"It has been assumed that the old bipolar world would beget a multipolar world with power dispersed to new centers in Japan, Germany (and/or "Europe"), China and a diminished Soviet Union/Russia. [This is] mistaken. The immediate post-Cold War world is not multipolar. It is unipolar. The center of world power is an unchallenged superpower, the United States, attended by its Western allies."-The Unipolar Moment1
In late 1990, shortly before the collapse of the Soviet Union, it was clear that the world we had known for half a century was disappearing. The question was what would succeed it. I suggested then that we had already entered the "unipolar moment." The gap in power between the leading nation and all the others was so unprecedented as to yield an international structure unique to modern history: unipolarity.
At the time, this thesis was generally seen as either wild optimism or simple American arrogance.
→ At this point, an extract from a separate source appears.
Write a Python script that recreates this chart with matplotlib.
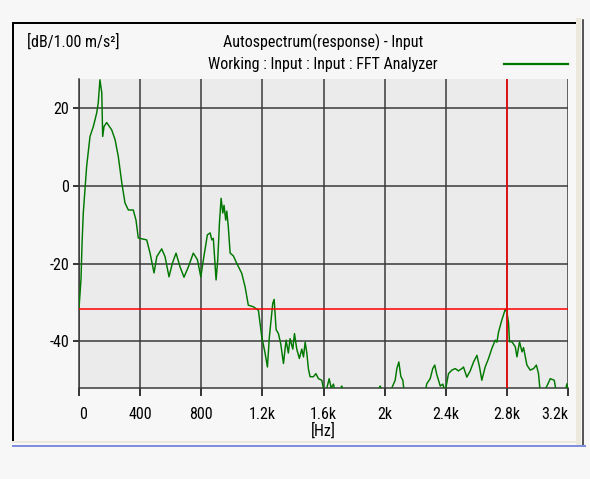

The conventional wisdom was that with the demise of the Soviet empire the bipolarity of the second half of the 20th century would yield to multipolarity. The declinist school, led by Paul Kennedy, held that America, suffering from "imperial overstretch", was already in relative decline. The Asian enthusiasm, popularized by (among others) James Fallows, saw the second coming of the Rising Sun. The conventional wisdom was best captured by Senator Paul Tsongas: "The Cold War is over; Japan won."